Students make their way past blooming daffodils in the Wilson Bulb Bank on the campus of Smith College in Northampton on Monday, April 16, 2018.
Students make their way past blooming daffodils in the Wilson Bulb Bank on the campus of Smith College in Northampton on Monday, April 16, 2018. Credit: —GAZETTE STAFF / KEVIN GUTTING

When I was in high school, soon after the last dinosaur had sunk into Lake Hitchcock, there was a wildly (pardon the pun) popular book by Euell Gibbons, “Stalking the Wild Asparagus.” This how-to guide for foraging and preparing wild foods had been out for a while but had recently taken off with the “ecology” movement, as it was then called. My best friend had read it, and on our wanderings in the woods of Ohio, he would seek out things like wild onions, which we would sample. A few years later, as a photojournalism student and wage-earner at my college newspaper (yes, it paid), I was regularly tasked with finding what we now call standalone feature photos, loosely termed “art,” to hold the section front.
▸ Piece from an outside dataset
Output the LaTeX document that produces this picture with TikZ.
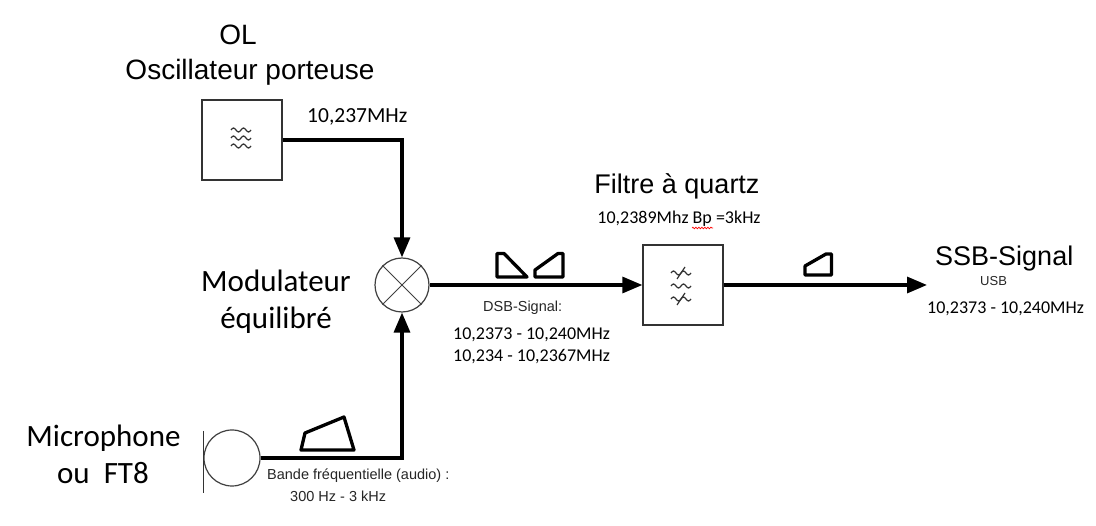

But back then when the English language was still in flux, and we stereotypical news photographers had stunted linguistic skills, our assignments would simply read “wild art.” Wild, as it was not tied to any story and hence not domesticated by any conforming restrictions on what it needed to illustrate. To us, the task itself — the pursuit — soon became known as “stalking the wild art.” That’s still how my brain is conditioned to think of it — and never more so than on this most recent cold, soaking Monday when I crouched on the slippery hillside of the “Wilson Bulb Bank” at Smith College, setting my trap, as it were, for the next catch.